Mehmet Altan
The time of monsters
I had once written that, “Writing a history of the press is something like living with two watches… On one side, I am in 2004. On the other, in 2023…”
This week, I had the goal of walking with my 2004 side, but two things held me in 2023.
The first is May 1st, which is still banned from being commemorated in Taksim Square.
The second is Figen Calikusu’s book “The July 15 Judiciary in 101 Questions.”
May 1st is purportedly a holiday, yet the city is under police occupation, the helicopters watch us from above, the entrances to the subway stations are closed. The workers who yearned to go to Taksim for May 1st are arrested, the journalists are attacked and beaten.
This is the primitiveness for which we are seen fit by the political establishment which for 40 years did not change the September 12 regime and thus surrendered to the fascism of July 15.
There is a completely different world somewhere guided by artificial intelligence... but we are not there.
In Turkey, we are reliving the insightful observation of Marxist thinker Antonio Gramsci: "The old world is dying and the new world struggles to be born; now is the time of monsters."
While advanced societies celebrate May 1st as a festival with their families and children, they also spend it looking for new social cures that are compatible with change.
For example, in Germany, there is a passionate debate about the proposal of the country's most powerful labor union, IG Metall, for a "four-day workweek" around alternative models...
Should the working week, which is currently 40 hours, be reduced to 32 hours, or should it be divided into four days of 10 hours each?
In our country, however, police helicopters fly over our heads and state violence roams free around us...
We are living in a time of becoming monstrous.
Lawyer Figen Calikusu describes this process of becoming monstrous which kills the law in her newly released book "The July 15 Judiciary in 101 Questions."
How that monster was born, how it increasingly became dominant in the judiciary, and how it continues to be, everything that happened has been carved like a statue...
The book, which also heralds the end of an era with its publication, is not just a documentary, but also a tomography of the July 15 judiciary...
The title of Chapter 6 of the book is "The July 15 Prosecutors."
The 29th question is as follows:
"Can the prosecutor be the main actor while the court is an extra?"
And the answer is:
"Yes, they can. Because this era became the era of prosecutors and their indictments.
When the law evaporates, can the court remain? It remained only in appearance, as the courts directly adopted the indictments of the prosecutors as the verdict in the case. The trial process also turned into a theater. In the July 15 judiciary, the opinions of the prosecutors about the essence of the case are the same as the final verdict.”
The author gives examples to help us understand the July 15 judiciary through prosecutors:
"We experienced detentions without evidence.
We also saw evidence being collected after detentions without evidence.
But it was the first time that I ever saw a prosecutor who made two police officers take one record, made them write down their opinion, and based on this opinion, ordered a detention warrant.

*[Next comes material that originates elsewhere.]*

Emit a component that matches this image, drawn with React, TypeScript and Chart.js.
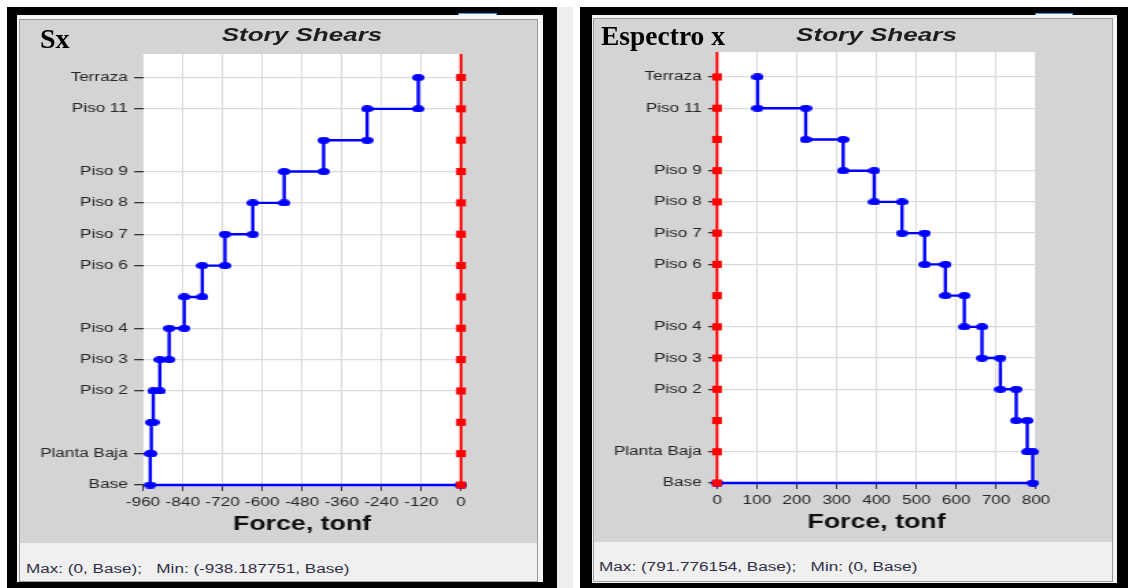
import React, { useEffect, useRef } from 'react';
import { Chart, registerables } from 'chart.js';

Chart.register(...registerables);

// ---------- data ----------
const storyLevels = ['Base', 'Planta Baja', 'Piso 1', 'Piso 2', 'Piso 3', 'Piso 4', 'Piso 5', 'Piso 6', 'Piso 7', 'Piso 8', 'Piso 9', 'Piso 10', 'Piso 11', 'Terraza'];
const labeledLevels = ['Base', 'Planta Baja', 'Piso 2', 'Piso 3', 'Piso 4', 'Piso 6', 'Piso 7', 'Piso 8', 'Piso 9', 'Piso 11', 'Terraza'];
const storiesTopDown = ['Terraza', 'Piso 11', 'Piso 10', 'Piso 9', 'Piso 8', 'Piso 7', 'Piso 6', 'Piso 5', 'Piso 4', 'Piso 3', 'Piso 2', 'Piso 1', 'Planta Baja'];
const shearSx = [-129.1, -283.5, -414.7, -533.8, -628.7, -712.5, -781.1, -835.6, -881.0, -909.3, -929.0, -935.0, -938.187751];
const shearEspectroX = [101.7, 222.4, 316.3, 394.2, 463.8, 520.8, 572.8, 620.1, 664.5, 710.6, 750.3, 778.0, 791.776154];
const xTicksSx = [-960, -840, -720, -600, -480, -360, -240, -120, 0];
const xTicksEspectro = [0, 100, 200, 300, 400, 500, 600, 700, 800];

const FONT = "'Liberation Sans', Arial, sans-serif";
const SERIF = "'Liberation Serif', 'Times New Roman', serif";
const CANVAS_W = 379;

type Box = [number, number, number, number];
type PanelCfg = {
  label: string; labelFont: number; labelLeft: number; labelTop: number;
  frame: Box; light: Box; panel: Box;
  statusTop: number;
  plot: Box; // left, top, right, bottom (page coords)
  titleCy: number; xTitleCy: number; statusCy: number; statusX: number;
  status: string;
  blueRect: [number, number];
  shears: number[];
  xTicks: number[];
  yMax: number;
};

function stepPoints(shears: number[]) {
  const pts: { x: number; y: number }[] = [];
  storiesTopDown.forEach((name, i) => {
    const k = storyLevels.indexOf(name);
    pts.push({ x: shears[i], y: k }, { x: shears[i], y: k - 1 });
  });
  pts.push({ x: 0, y: 0 });
  return pts;
}

function ShearChart({ cfg }: { cfg: PanelCfg }) {
  const ref = useRef<HTMLCanvasElement>(null);
  const [px, py, pw] = cfg.panel;
  const S = pw / CANVAS_W;
  const canvasH = cfg.statusTop - py;
  const L = (cfg.plot[0] - px) / S;
  const R = (cfg.plot[2] - px) / S;
  const T = cfg.plot[1] - py;
  const B = cfg.plot[3] - py;
  const xTitleFs = 19.5;
  const xTitlePad = canvasH - (cfg.xTitleCy - py) - (xTitleFs * 1.2) / 2;

  useEffect(() => {
    const dot = document.createElement('canvas');
    dot.width = 9; dot.height = 7;
    const c = dot.getContext('2d')!;
    c.fillStyle = '#0000ff';
    c.beginPath();
    c.ellipse(4.5, 3.5, 4.5, 3.5, 0, 0, Math.PI * 2);
    c.fill();

    const redPts = storyLevels.map((_, k) => ({ x: 0, y: k }));
    redPts.push({ x: 0, y: cfg.yMax });
    const redRadii = redPts.map((_, i) => (i < storyLevels.length ? 5 : 0));
    const xs = cfg.xTicks;

    const chart = new Chart(ref.current!, {
      type: 'line',
      data: {
        datasets: [
          {
            label: 'zero',
            data: redPts,
            borderColor: '#ff0000',
            backgroundColor: '#ff0000',
            borderWidth: 2,
            pointStyle: 'rect',
            pointRadius: redRadii,
            pointBorderWidth: 0,
            clip: false as any,
            tension: 0,
          },
          {
            label: 'shear',
            data: stepPoints(cfg.shears),
            borderColor: '#0000ff',
            backgroundColor: '#0000ff',
            borderWidth: 2.4,
            pointStyle: dot as any,
            pointRadius: 4,
            clip: false as any,
            tension: 0,
          },
        ],
      },
      options: {
        responsive: false,
        animation: false,
        devicePixelRatio: 1,
        events: [],
        layout: { padding: { left: 0, right: CANVAS_W - R, top: T, bottom: 0 } },
        plugins: { legend: { display: false }, tooltip: { enabled: false }, title: { display: false } },
        scales: {
          x: {
            type: 'linear',
            min: xs[0],
            max: xs[xs.length - 1],
            afterBuildTicks: (s: any) => { s.ticks = xs.map((v) => ({ value: v })); },
            afterFit: (s: any) => { s.height = canvasH - B; },
            grid: { color: '#dadada', lineWidth: 1, tickLength: 6, tickColor: '#333', tickWidth: 1 },
            border: { display: false },
            ticks: {
              autoSkip: false, maxRotation: 0, padding: 4, color: '#262626',
              font: { family: FONT, size: 12.5 },
              callback: (v: any) => String(v),
            },
            title: {
              display: true, text: 'Force, tonf', color: '#111',
              font: { family: FONT, size: xTitleFs, weight: 'bold' },
              padding: { top: 0, bottom: xTitlePad },
            },
          },
          y: {
            type: 'linear',
            min: 0,
            max: cfg.yMax,
            afterBuildTicks: (s: any) => { s.ticks = labeledLevels.map((n) => ({ value: storyLevels.indexOf(n) })); },
            afterFit: (s: any) => { s.width = L; },
            grid: { color: '#dadada', lineWidth: 1.3, tickLength: 6.5, tickColor: '#333', tickWidth: 1.3 },
            border: { display: false },
            ticks: {
              autoSkip: false, padding: 4.7, color: '#262626',
              font: { family: FONT, size: 12.5 },
              callback: (v: any) => storyLevels[v as number] ?? '',
            },
          },
        },
      },
      plugins: [
        {
          id: 'plotBg',
          beforeDraw(ch: any) {
            const { ctx, chartArea: a } = ch;
            ctx.save();
            ctx.fillStyle = '#ffffff';
            ctx.fillRect(a.left, a.top, a.right - a.left, a.bottom - a.top);
            ctx.restore();
          },
        },
      ],
    } as any);
    return () => chart.destroy();
  }, []);

  return (
    <canvas
      ref={ref}
      width={CANVAS_W}
      height={canvasH}
      style={{ position: 'absolute', left: 0, top: 0, width: CANVAS_W, height: canvasH }}
    />
  );
}

function Panel({ cfg }: { cfg: PanelCfg }) {
  const [px, py, pw, ph] = cfg.panel;
  const S = pw / CANVAS_W;
  const L = (cfg.plot[0] - px) / S;
  const R = (cfg.plot[2] - px) / S;
  const titleFs = 19;
  const statusFs = 12.5;
  const statusTopLocal = cfg.statusTop - py;
  return (
    <>
      <div style={{ position: 'absolute', left: cfg.frame[0], top: cfg.frame[1], width: cfg.frame[2], height: cfg.frame[3], background: '#000' }} />
      <div style={{ position: 'absolute', left: cfg.blueRect[0], top: 13, width: cfg.blueRect[1], height: 5, boxSizing: 'border-box', border: '1px solid #3f8fe0', borderBottom: 'none', background: '#fff' }} />
      <div style={{ position: 'absolute', left: cfg.light[0], top: cfg.light[1], width: cfg.light[2], height: cfg.light[3], background: '#f6f6f6' }} />
      <div style={{ position: 'absolute', left: px, top: py, width: pw, height: ph, background: '#d4d4d4', overflow: 'hidden' }}>
        <div style={{ position: 'absolute', left: 0, top: 0, width: CANVAS_W, height: ph, transform: `scaleX(${S})`, transformOrigin: '0 0' }}>
          <ShearChart cfg={cfg} />
          <div style={{ position: 'absolute', left: L, width: R - L, top: cfg.titleCy - py - 0.488 * titleFs, textAlign: 'center', font: `italic bold ${titleFs}px ${FONT}`, lineHeight: `${titleFs}px`, color: '#1e1e1e', whiteSpace: 'pre' }}>
            Story Shears
          </div>
          <div style={{ position: 'absolute', left: 0, top: statusTopLocal, width: CANVAS_W, height: ph - statusTopLocal, background: '#f0f0f0' }}>
            <div style={{ position: 'absolute', left: (cfg.statusX - px) / S, top: cfg.statusCy - cfg.statusTop - 0.488 * statusFs, font: `${statusFs}px ${FONT}`, lineHeight: `${statusFs}px`, color: '#2f2f45', whiteSpace: 'pre' }}>
              {cfg.status}
            </div>
          </div>
        </div>
        <div style={{ position: 'absolute', left: 0, top: 0, width: pw, height: ph, boxSizing: 'border-box', border: '1px solid #9c9c9c', pointerEvents: 'none' }} />
      </div>
      <div style={{ position: 'absolute', left: cfg.labelLeft, top: cfg.labelTop, font: `bold ${cfg.labelFont}px ${SERIF}`, lineHeight: `${cfg.labelFont}px`, color: '#000', whiteSpace: 'pre' }}>
        {cfg.label}
      </div>
    </>
  );
}

const leftCfg: PanelCfg = {
  label: 'Sx', labelFont: 28, labelLeft: 40, labelTop: 25,
  frame: [7, 7, 550, 600], light: [17, 15, 526, 567], panel: [19, 19, 519, 563],
  statusTop: 543,
  plot: [143, 54, 461, 485],
  titleCy: 34.5, xTitleCy: 525, statusCy: 569, statusX: 26,
  status: 'Max: (0, Base);   Min: (-938.187751, Base)',
  blueRect: [458, 39],
  shears: shearSx, xTicks: xTicksSx, yMax: 13.75,
};

const rightCfg: PanelCfg = {
  label: 'Espectro x', labelFont: 27.5, labelLeft: 601, labelTop: 22,
  frame: [580, 7, 548, 600], light: [592, 15, 525, 568], panel: [593, 18, 520, 564],
  statusTop: 542,
  plot: [717, 52, 1036, 483],
  titleCy: 34.5, xTitleCy: 523, statusCy: 566.7, statusX: 599,
  status: 'Max: (791.776154, Base);   Min: (0, Base)',
  blueRect: [1035, 38],
  shears: shearEspectroX, xTicks: xTicksEspectro, yMax: 13.8,
};

export default function App() {
  return (
    <div style={{ position: 'fixed', left: 0, top: 0, width: 1130, height: 588, overflow: 'hidden', background: '#fff' }}>
      <div style={{ position: 'absolute', left: 557, top: 7, width: 16, height: 581, background: '#eeeeee' }} />
      <Panel cfg={leftCfg} />
      <Panel cfg={rightCfg} />
    </div>
  );
}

A prosecutor who turned an opinion, and the opinion of the investigating party at that, into evidence and initiated a detention according to this...

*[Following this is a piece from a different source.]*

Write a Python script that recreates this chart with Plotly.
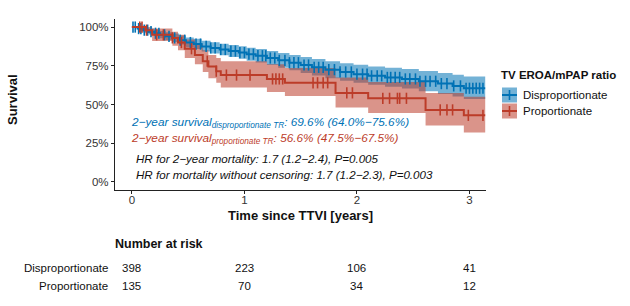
import numpy as np
import plotly.graph_objects as go

# ---------------- data ----------------
groups = ["Disproportionate", "Proportionate"]
colors = {"Disproportionate": "#0072B5", "Proportionate": "#BC3C29"}
fills = {"Disproportionate": "rgba(0,114,181,0.55)", "Proportionate": "rgba(188,60,41,0.55)"}

dis_t = [0, 0.05, 0.10, 0.15, 0.20, 0.25, 0.30, 0.36, 0.42, 0.48, 0.55, 0.62, 0.70, 0.78, 0.86,
         0.95, 1.02, 1.10, 1.20, 1.30, 1.40, 1.50, 1.60, 1.72, 1.85, 1.97, 2.10, 2.25, 2.40, 2.55,
         2.72, 2.85, 2.95, 3.14]
dis_s = [1.0, 0.99, 0.98, 0.97, 0.96, 0.95, 0.94, 0.93, 0.915, 0.90, 0.89, 0.875, 0.865, 0.855,
         0.845, 0.835, 0.825, 0.815, 0.80, 0.785, 0.77, 0.755, 0.74, 0.725, 0.71, 0.696, 0.685,
         0.675, 0.665, 0.65, 0.635, 0.62, 0.605, 0.605]
dis_lo = [1.0, 0.98, 0.965, 0.952, 0.94, 0.928, 0.916, 0.904, 0.887, 0.87, 0.858, 0.842, 0.83,
          0.818, 0.806, 0.795, 0.783, 0.771, 0.755, 0.738, 0.721, 0.704, 0.687, 0.67, 0.653,
          0.64, 0.627, 0.615, 0.603, 0.586, 0.568, 0.551, 0.535, 0.535]
dis_hi = [1.0, 1.0, 0.995, 0.99, 0.982, 0.974, 0.966, 0.958, 0.945, 0.932, 0.924, 0.911, 0.902,
          0.893, 0.884, 0.876, 0.867, 0.858, 0.845, 0.832, 0.819, 0.806, 0.793, 0.78, 0.767,
          0.756, 0.745, 0.737, 0.729, 0.716, 0.704, 0.692, 0.68, 0.68]

pro_t = [0, 0.12, 0.18, 0.36, 0.41, 0.47, 0.56, 0.63, 0.68, 0.75, 0.79, 1.20, 1.36, 1.81, 2.10,
         2.61, 2.95, 3.14]
pro_s = [1.0, 0.98, 0.95, 0.93, 0.90, 0.86, 0.82, 0.78, 0.745, 0.715, 0.69, 0.665, 0.64, 0.575,
         0.54, 0.465, 0.43, 0.43]
pro_lo = [1.0, 0.96, 0.91, 0.88, 0.85, 0.80, 0.76, 0.71, 0.67, 0.64, 0.61, 0.58, 0.555, 0.48,
          0.445, 0.365, 0.32, 0.32]
pro_hi = [1.0, 1.0, 0.99, 0.97, 0.95, 0.92, 0.89, 0.85, 0.82, 0.80, 0.78, 0.76, 0.735, 0.675,
          0.645, 0.575, 0.55, 0.55]

dis_cens = [0.01, 0.03, 0.06, 0.08, 0.11, 0.14, 0.17, 0.21, 0.24, 0.29, 0.33, 0.38, 0.43, 0.47,
            0.52, 0.57, 0.61, 0.66, 0.70, 0.74, 0.79, 0.83, 0.88, 0.92, 0.96, 1.00, 1.04, 1.08,
            1.12, 1.16, 1.19, 1.23, 1.27, 1.31, 1.36, 1.40, 1.44, 1.48, 1.53, 1.57, 1.62, 1.66,
            1.70, 1.75, 1.80, 1.85, 1.90, 1.95, 2.00, 2.05, 2.09, 2.13, 2.18, 2.22, 2.27, 2.30,
            2.34, 2.38, 2.43, 2.47, 2.52, 2.56, 2.61, 2.65, 2.70, 2.75, 2.80, 2.86, 2.92, 2.97,
            3.00, 3.03, 3.06, 3.09, 3.12]
pro_cens = [0.07, 0.09, 0.13, 0.22, 0.28, 0.36, 0.44, 0.53, 0.67, 0.75, 0.84, 0.93, 1.05, 1.25,
            1.28, 1.31, 1.34, 1.61, 1.65, 1.70, 1.74, 1.91, 1.96, 2.23, 2.29, 2.36, 2.38, 2.44,
            2.74, 2.80, 2.85, 2.99, 3.12]

risk_times = [0, 1, 2, 3]
risk_dis = [398, 223, 106, 41]
risk_pro = [135, 70, 34, 12]

y_ticks = [0, 0.25, 0.5, 0.75, 1.0]
y_ticklabels = ["0%", "25%", "50%", "75%", "100%"]
x_ticks = [0, 1, 2, 3]

curves = {
    "Disproportionate": (dis_t, dis_s, dis_lo, dis_hi, dis_cens),
    "Proportionate": (pro_t, pro_s, pro_lo, pro_hi, pro_cens),
}

# ---------------- figure ----------------
W, H = 630, 306
ML, MR, MT, MB = 115, 144, 19, 116
PW, PH = W - ML - MR, H - MT - MB


def px(x):
    return (x - ML) / PW


def py(y):
    return (H - MB - y) / PH


FONT = "Liberation Sans, Arial, sans-serif"
fig = go.Figure()

for g in groups:
    t, s, lo, hi, cens = curves[g]
    fig.add_trace(go.Scatter(x=t, y=lo, mode="lines", line=dict(width=0, shape="hv"),
                             hoverinfo="skip", showlegend=False))
    fig.add_trace(go.Scatter(x=t, y=hi, mode="lines", line=dict(width=0, shape="hv"),
                             fill="tonexty", fillcolor=fills[g], hoverinfo="skip",
                             showlegend=False))

for g in groups:
    t, s, lo, hi, cens = curves[g]
    fig.add_trace(go.Scatter(x=t, y=s, mode="lines", line=dict(color=colors[g], width=2, shape="hv"),
                             showlegend=False, name=g))
    ta = np.array(t)
    sa = np.array(s)
    idx = np.searchsorted(ta, np.array(cens), side="right") - 1
    fig.add_trace(go.Scatter(x=cens, y=sa[idx], mode="markers",
                             marker=dict(symbol="line-ns-open", size=8, color=colors[g],
                                         line=dict(color=colors[g], width=1.6)),
                             showlegend=False, hoverinfo="skip"))

fig.update_layout(
    width=W, height=H, margin=dict(l=ML, r=MR, t=MT, b=MB),
    paper_bgcolor="white", plot_bgcolor="white",
    font=dict(family=FONT, size=11, color="#222"),
    showlegend=False,
    xaxis=dict(range=[-0.15, 3.147], tickvals=x_ticks, showgrid=False, zeroline=False,
               showline=True, linecolor="#222", linewidth=1.3, ticks="outside", ticklen=3,
               tickcolor="#222", tickwidth=1, tickfont=dict(size=11.5, color="#333"),
               ticklabelstandoff=-4),
    yaxis=dict(range=[-0.052, 1.052], tickvals=y_ticks, ticktext=y_ticklabels, showgrid=False,
               zeroline=False, showline=True, linecolor="#222", linewidth=1.3, ticks="outside",
               ticklen=3, tickcolor="#222", tickwidth=1, tickfont=dict(size=11.5, color="#333")),
)


def note(text, x, y, size, color="#111", xanchor="left", xref="paper", **kw):
    d = dict(text=text, xref=xref, yref="paper", x=x, y=y, xanchor=xanchor, yanchor="middle",
             showarrow=False, font=dict(size=size, color=color))
    d.update(kw)
    return d


ann = []
# axis titles
ann.append(note("<b>Time since TTVI [years]</b>", px(300), py(216), 13, xanchor="center"))
ann.append(note("<b>Survival</b>", px(12), py(100), 13, xanchor="center", textangle=-90))

# in-plot texts
ann.append(note("<i>2\u2212year survival<sub>disproportionate TR</sub>: 69.6% (64.0%\u221275.6%)</i>",
                px(129), py(122), 11.8, color=colors["Disproportionate"]))
ann.append(note("<i>2\u2212year survival<sub>proportionate TR</sub>: 56.6% (47.5%\u221267.5%)</i>",
                px(129), py(138), 11.8, color=colors["Proportionate"]))
ann.append(note("<i>HR for 2\u2212year mortality: 1.7 (1.2\u22122.4), P=0.005</i>",
                px(134), py(158), 11.6))
ann.append(note("<i>HR for mortality without censoring: 1.7 (1.2\u22122.3), P=0.003</i>",
                px(134), py(174), 11.6))

# legend
ann.append(note("<b>TV EROA/mPAP ratio</b>", px(499), py(75), 11.5))
shapes = []
for i, g in enumerate(groups):
    yc = 95 + 16 * i
    shapes.append(dict(type="rect", xref="paper", yref="paper", x0=px(502), x1=px(517),
                       y0=py(yc - 7.5), y1=py(yc + 7.5), fillcolor=fills[g], line=dict(width=0)))
    shapes.append(dict(type="line", xref="paper", yref="paper", x0=px(502), x1=px(517),
                       y0=py(yc), y1=py(yc), line=dict(color=colors[g], width=2)))
    shapes.append(dict(type="line", xref="paper", yref="paper", x0=px(509.5), x1=px(509.5),
                       y0=py(yc - 5), y1=py(yc + 5), line=dict(color=colors[g], width=1.6)))
    ann.append(note(g, px(521), py(yc), 11.5))

# risk table
ann.append(note("<b>Number at risk</b>", px(113), py(244), 12.5))
for row, (g, vals) in enumerate(zip(groups, [risk_dis, risk_pro])):
    yy = 268 + 18 * row
    ann.append(note(g, px(110), py(yy), 11.5, xanchor="right"))
    for tt, v in zip(risk_times, vals):
        ann.append(note(str(v), tt, py(yy), 11.5, xanchor="center", xref="x"))

fig.update_layout(annotations=ann, shapes=shapes)
fig.write_html("out.html", config={"displayModeBar": False},
               post_script="document.body.style.margin='0';document.body.style.padding='0';")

A July 15 prosecutor to the tee."
Calikusu also wrote:
“Let me briefly summarize the case being heard in the Court of Cassation.
A trial in which a judge who approved the illegal wiretapping request of National Intelligence Service (MIT) using a code name is being tried as a defendant.
In his opinion, the prosecutor of the Court of Cassation surprisingly requested an acquittal with the reasoning that 'It is understood that requesting measures to be taken by using a code name by the MIT both before and after the date of the crime and the acceptance of this request by the courts, even if it is against the law, is a well-established practice.'
A prosecutor who essentially says ‘It is a crime, but we will not punish it’... The prosecutor writes this in his opinion... And in the Court of Cassation at that.”
After reading the book " The July 15 Judiciary in 101 Questions," I was led to reflect more deeply on the period of rebuilding promised by Kemal Kilicdaroglu to "crown the Republic with democracy" and a time when "rights, justice, and the rule of law" would prevail.
I returned to the "Common Policies Consensus" by the opposition bloc and read the proposals of the People's Alliance. I once again came to the conclusion that if implemented urgently, they would contribute to social harmony.
The era of legal impunity for those who violate the law and even abuse it, and for those who promote them, is coming to an end. However, one question lingers in my mind:
What will happen to those who destroyed justice in the "July 15 judiciary?"
If Turkey is to become a rule of law state, we must not forget those who facilitated the emergence of the monster, those who became monsters, and those who fanned the flames of monstrosity.
* September 12, 1980 and July 15, 2016 are both dates of past coups in Turkey’s history.